----- Input records

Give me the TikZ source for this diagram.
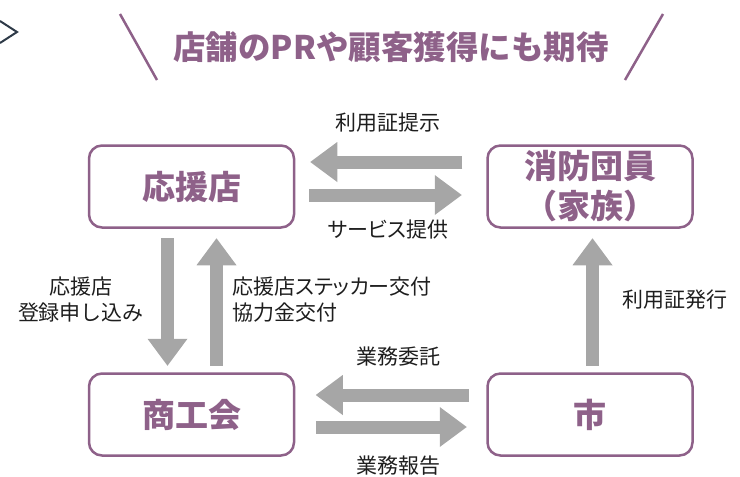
\documentclass[tikz,border=0pt]{standalone}
\usepackage{fontspec}
\setmainfont{Noto Sans CJK JP}
\newfontfamily\cjkp[RawFeature=+palt]{Noto Sans CJK JP}
\usetikzlibrary{arrows.meta}
\definecolor{purp}{HTML}{8E6189}
\definecolor{arrg}{HTML}{A6A6A6}
\definecolor{ink}{HTML}{1E1E1E}
\definecolor{chev}{HTML}{2E3A48}
\begin{document}
\begin{tikzpicture}[x=1pt,y=-1pt,
  box/.style={draw=purp, line width=2.5pt, rounded corners=13pt, minimum width=205pt, minimum height=82pt, inner sep=0pt, text=purp, font=\fontsize{33}{40}\selectfont\bfseries, align=center},
  lbl/.style={text=ink, font=\fontsize{21}{26}\selectfont, inner sep=0pt, align=center},
  blk/.style={draw=arrg, line width=13pt, -{Triangle[length=27pt,width=40pt,line width=0pt,fill=arrg]}},
  slash/.style={draw=purp, line width=2.5pt}
]
\useasboundingbox (0,0) rectangle (740,477);
% chevron
\draw[chev, line width=2pt] (0,21) -- (17,32) -- (0,43);
% title
\node[text=purp, font=\fontsize{32.5}{38}\selectfont\bfseries, inner sep=0pt] (title) at (391,47) {店舗のPRや顧客獲得にも期待};
\coordinate (s1a) at (120,14); \coordinate (s1b) at (157,80);
\coordinate (s2a) at (663,14); \coordinate (s2b) at (625,80);
\draw[slash] (s1a) -- (s1b);
\draw[slash] (s2a) -- (s2b);
% boxes
\node[box] (oen) at (191.5,186.5) {応援店};
\node[box] (sho) at (590,186.5) {消防団員\\（家族）};
\node[box] (shk) at (191.5,414.5) {商工会};
\node[box] (shi) at (590,414.5) {市};
% top arrows
\draw[blk] ([shift={(-24,-24.5)}]sho.west) -- ([shift={(15,-24.5)}]oen.east);
\draw[blk] ([shift={(14,8.5)}]oen.east) -- ([shift={(-24.5,8.5)}]sho.west);
% left vertical arrows
\draw[blk] ([shift={(-24,9.5)}]oen.south) -- ([shift={(-24,-6.5)}]shk.north);
\draw[blk] ([shift={(25,-6.5)}]shk.north) -- ([shift={(25,9.5)}]oen.south);
% right vertical arrow
\draw[blk] ([shift={(2.5,-6.5)}]shi.north) -- ([shift={(2.5,9.5)}]sho.south);
% bottom arrows
\draw[blk] ([shift={(-17.5,-19.5)}]shi.west) -- ([shift={(20.5,-19.5)}]shk.east);
\draw[blk] ([shift={(20.5,12.5)}]shk.east) -- ([shift={(-19.5,12.5)}]shi.west);
% labels
\node[lbl] (l1) at (388,123) {利用証提示};
\node[lbl, font=\fontsize{21}{26}\selectfont\cjkp] (l2) at (388,230) {サービス提供};
\node[lbl] (l3) at (81,300) {応援店\\登録申し込み};
\node[lbl, anchor=west, align=left, font=\fontsize{21}{26}\selectfont\cjkp] (l4) at (232,300) {応援店ステッカー交付\\協力金交付};
\node[lbl, anchor=west] (l5) at (622,300) {利用証発行};
\node[lbl] (l6) at (398,357) {業務委託};
\node[lbl] (l7) at (398,466) {業務報告};
\end{tikzpicture}
\end{document}
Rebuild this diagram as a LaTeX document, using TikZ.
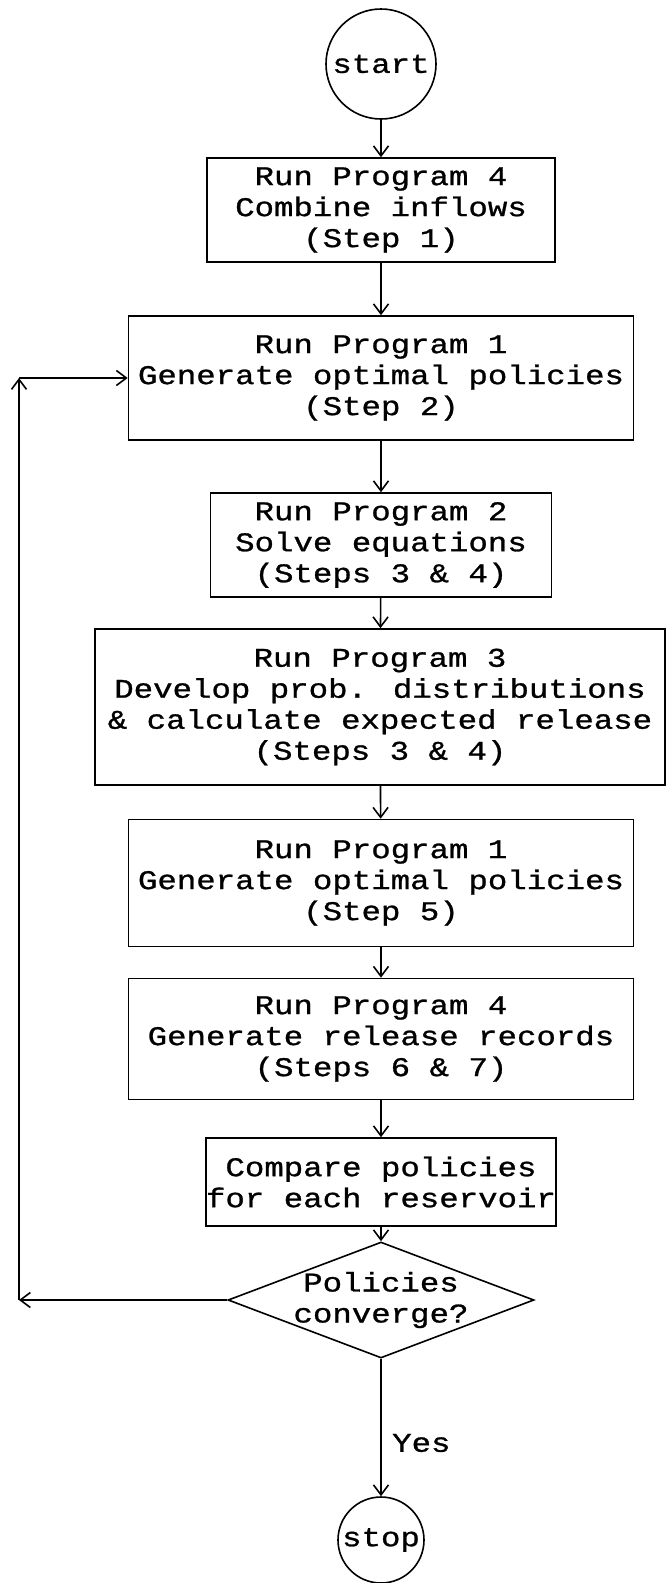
\documentclass[tikz,border=0pt]{standalone}
\usepackage{fontspec}
\newfontfamily\flowfont{Liberation Mono}[FakeStretch=1.2, FakeBold=1]
\usetikzlibrary{arrows.meta, shapes.geometric, positioning}
\newcommand{\boxfont}{\fontsize{27}{31}\selectfont\flowfont}
\tikzset{
  % Flow arrow style
  flarr/.style={
    line width = 1.6pt
    , -{Straight Barb[length=10pt, width=15pt]}
  },
}
\tikzset{
  % program step box
  procbox/.style={
    draw
    , line width=1.6pt
    , inner sep=0pt
    , anchor=center
    , align=center
    , font=\boxfont
  },
}
\tikzset{
  % start / stop terminal
  termnode/.style={
    draw
    , circle
    , line width=1.6pt
    , inner sep=-10pt
    , font=\boxfont
  },
}
\tikzset{
  % convergence test
  testnode/.style={
    draw
    , diamond
    , line width=1.6pt
    , inner sep=-30pt
    , align=center
    , font=\boxfont
  },
}

\begin{document}
\begin{tikzpicture}[x=1pt, y=-1pt]
  \useasboundingbox (0,0) rectangle (666,1583);

  \node[termnode, minimum size=110pt] (start) at (381,64) {start};
  \node[procbox, minimum width=348pt, minimum height=104pt] (comb) at (381,210)
    {Run Program 4\\Combine inflows\\(Step 1)};
  \node[procbox, minimum width=505pt, minimum height=124pt] (gen1) at (381,378)
    {Run Program 1\\Generate optimal policies\\(Step 2)};
  \node[procbox, minimum width=341pt, minimum height=104pt] (solve) at (381,545)
    {Run Program 2\\Solve equations\\(Steps 3 \& 4)};
  \node[procbox, minimum width=570pt, minimum height=156pt] (dist) at (380,707)
    {Run Program 3\\Develop prob. distributions\\\& calculate expected release\\(Steps 3 \& 4)};
  \node[procbox, minimum width=505pt, minimum height=127pt] (gen2) at (381,883)
    {Run Program 1\\Generate optimal policies\\(Step 5)};
  \node[procbox, minimum width=505pt, minimum height=121pt] (rel) at (381,1039)
    {Run Program 4\\Generate release records\\(Steps 6 \& 7)};
  \node[procbox, minimum width=332pt, minimum height=88pt] (cmp) at (381,1182)
    {Compare policies\\for each reservoir};
  \node[testnode, minimum width=306pt, minimum height=116pt] (conv) at (381,1300)
    {Policies\\converge?};
  \node[termnode, minimum size=86pt] (stop) at (381,1540) {stop};
  \node[font=\boxfont, anchor=west, inner sep=0pt] (yes) at (392,1443) {Yes};

  % loop back corners
  \coordinate (lcorner) at (19,1300);
  \coordinate (ucorner) at (lcorner |- gen1.west);

  \draw[flarr] (start) -- (comb);
  \draw[flarr] (comb) -- (gen1);
  \draw[flarr] (gen1) -- (solve);
  \draw[flarr] (solve) -- (dist);
  \draw[flarr] (dist) -- (gen2);
  \draw[flarr] (gen2) -- (rel);
  \draw[flarr] (rel) -- (cmp);
  \draw[flarr] (cmp) -- (conv);
  \draw[flarr] (conv) -- (stop);
  \draw[flarr] (conv.west) -- (lcorner);
  \draw[flarr] (lcorner) -- (ucorner);
  \draw[flarr] (ucorner) -- (gen1.west);
\end{tikzpicture}
\end{document}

----------

Output the entries above exactly. Drop the pictures.

Give me the TikZ source for this diagram.
\documentclass[tikz,border=0pt]{standalone}
\usepackage{fontspec}
\setmainfont{Noto Sans CJK JP}
\newfontfamily\cjkp[RawFeature=+palt]{Noto Sans CJK JP}
\usetikzlibrary{arrows.meta}
\definecolor{purp}{HTML}{8E6189}
\definecolor{arrg}{HTML}{A6A6A6}
\definecolor{ink}{HTML}{1E1E1E}
\definecolor{chev}{HTML}{2E3A48}
\begin{document}
\begin{tikzpicture}[x=1pt,y=-1pt,
  box/.style={draw=purp, line width=2.5pt, rounded corners=13pt, minimum width=205pt, minimum height=82pt, inner sep=0pt, text=purp, font=\fontsize{33}{40}\selectfont\bfseries, align=center},
  lbl/.style={text=ink, font=\fontsize{21}{26}\selectfont, inner sep=0pt, align=center},
  blk/.style={draw=arrg, line width=13pt, -{Triangle[length=27pt,width=40pt,line width=0pt,fill=arrg]}},
  slash/.style={draw=purp, line width=2.5pt}
]
\useasboundingbox (0,0) rectangle (740,477);
% chevron
\draw[chev, line width=2pt] (0,21) -- (17,32) -- (0,43);
% title
\node[text=purp, font=\fontsize{32.5}{38}\selectfont\bfseries, inner sep=0pt] (title) at (391,47) {店舗のPRや顧客獲得にも期待};
\coordinate (s1a) at (120,14); \coordinate (s1b) at (157,80);
\coordinate (s2a) at (663,14); \coordinate (s2b) at (625,80);
\draw[slash] (s1a) -- (s1b);
\draw[slash] (s2a) -- (s2b);
% boxes
\node[box] (oen) at (191.5,186.5) {応援店};
\node[box] (sho) at (590,186.5) {消防団員\\（家族）};
\node[box] (shk) at (191.5,414.5) {商工会};
\node[box] (shi) at (590,414.5) {市};
% top arrows
\draw[blk] ([shift={(-24,-24.5)}]sho.west) -- ([shift={(15,-24.5)}]oen.east);
\draw[blk] ([shift={(14,8.5)}]oen.east) -- ([shift={(-24.5,8.5)}]sho.west);
% left vertical arrows
\draw[blk] ([shift={(-24,9.5)}]oen.south) -- ([shift={(-24,-6.5)}]shk.north);
\draw[blk] ([shift={(25,-6.5)}]shk.north) -- ([shift={(25,9.5)}]oen.south);
% right vertical arrow
\draw[blk] ([shift={(2.5,-6.5)}]shi.north) -- ([shift={(2.5,9.5)}]sho.south);
% bottom arrows
\draw[blk] ([shift={(-17.5,-19.5)}]shi.west) -- ([shift={(20.5,-19.5)}]shk.east);
\draw[blk] ([shift={(20.5,12.5)}]shk.east) -- ([shift={(-19.5,12.5)}]shi.west);
% labels
\node[lbl] (l1) at (388,123) {利用証提示};
\node[lbl, font=\fontsize{21}{26}\selectfont\cjkp] (l2) at (388,230) {サービス提供};
\node[lbl] (l3) at (81,300) {応援店\\登録申し込み};
\node[lbl, anchor=west, align=left, font=\fontsize{21}{26}\selectfont\cjkp] (l4) at (232,300) {応援店ステッカー交付\\協力金交付};
\node[lbl, anchor=west] (l5) at (622,300) {利用証発行};
\node[lbl] (l6) at (398,357) {業務委託};
\node[lbl] (l7) at (398,466) {業務報告};
\end{tikzpicture}
\end{document}
Rebuild this diagram as a LaTeX document, using TikZ.
\documentclass[tikz,border=0pt]{standalone}
\usepackage{fontspec}
\newfontfamily\flowfont{Liberation Mono}[FakeStretch=1.2, FakeBold=1]
\usetikzlibrary{arrows.meta, shapes.geometric, positioning}
\newcommand{\boxfont}{\fontsize{27}{31}\selectfont\flowfont}
\tikzset{
  % Flow arrow style
  flarr/.style={
    line width = 1.6pt
    , -{Straight Barb[length=10pt, width=15pt]}
  },
}
\tikzset{
  % program step box
  procbox/.style={
    draw
    , line width=1.6pt
    , inner sep=0pt
    , anchor=center
    , align=center
    , font=\boxfont
  },
}
\tikzset{
  % start / stop terminal
  termnode/.style={
    draw
    , circle
    , line width=1.6pt
    , inner sep=-10pt
    , font=\boxfont
  },
}
\tikzset{
  % convergence test
  testnode/.style={
    draw
    , diamond
    , line width=1.6pt
    , inner sep=-30pt
    , align=center
    , font=\boxfont
  },
}

\begin{document}
\begin{tikzpicture}[x=1pt, y=-1pt]
  \useasboundingbox (0,0) rectangle (666,1583);

  \node[termnode, minimum size=110pt] (start) at (381,64) {start};
  \node[procbox, minimum width=348pt, minimum height=104pt] (comb) at (381,210)
    {Run Program 4\\Combine inflows\\(Step 1)};
  \node[procbox, minimum width=505pt, minimum height=124pt] (gen1) at (381,378)
    {Run Program 1\\Generate optimal policies\\(Step 2)};
  \node[procbox, minimum width=341pt, minimum height=104pt] (solve) at (381,545)
    {Run Program 2\\Solve equations\\(Steps 3 \& 4)};
  \node[procbox, minimum width=570pt, minimum height=156pt] (dist) at (380,707)
    {Run Program 3\\Develop prob. distributions\\\& calculate expected release\\(Steps 3 \& 4)};
  \node[procbox, minimum width=505pt, minimum height=127pt] (gen2) at (381,883)
    {Run Program 1\\Generate optimal policies\\(Step 5)};
  \node[procbox, minimum width=505pt, minimum height=121pt] (rel) at (381,1039)
    {Run Program 4\\Generate release records\\(Steps 6 \& 7)};
  \node[procbox, minimum width=332pt, minimum height=88pt] (cmp) at (381,1182)
    {Compare policies\\for each reservoir};
  \node[testnode, minimum width=306pt, minimum height=116pt] (conv) at (381,1300)
    {Policies\\converge?};
  \node[termnode, minimum size=86pt] (stop) at (381,1540) {stop};
  \node[font=\boxfont, anchor=west, inner sep=0pt] (yes) at (392,1443) {Yes};

  % loop back corners
  \coordinate (lcorner) at (19,1300);
  \coordinate (ucorner) at (lcorner |- gen1.west);

  \draw[flarr] (start) -- (comb);
  \draw[flarr] (comb) -- (gen1);
  \draw[flarr] (gen1) -- (solve);
  \draw[flarr] (solve) -- (dist);
  \draw[flarr] (dist) -- (gen2);
  \draw[flarr] (gen2) -- (rel);
  \draw[flarr] (rel) -- (cmp);
  \draw[flarr] (cmp) -- (conv);
  \draw[flarr] (conv) -- (stop);
  \draw[flarr] (conv.west) -- (lcorner);
  \draw[flarr] (lcorner) -- (ucorner);
  \draw[flarr] (ucorner) -- (gen1.west);
\end{tikzpicture}
\end{document}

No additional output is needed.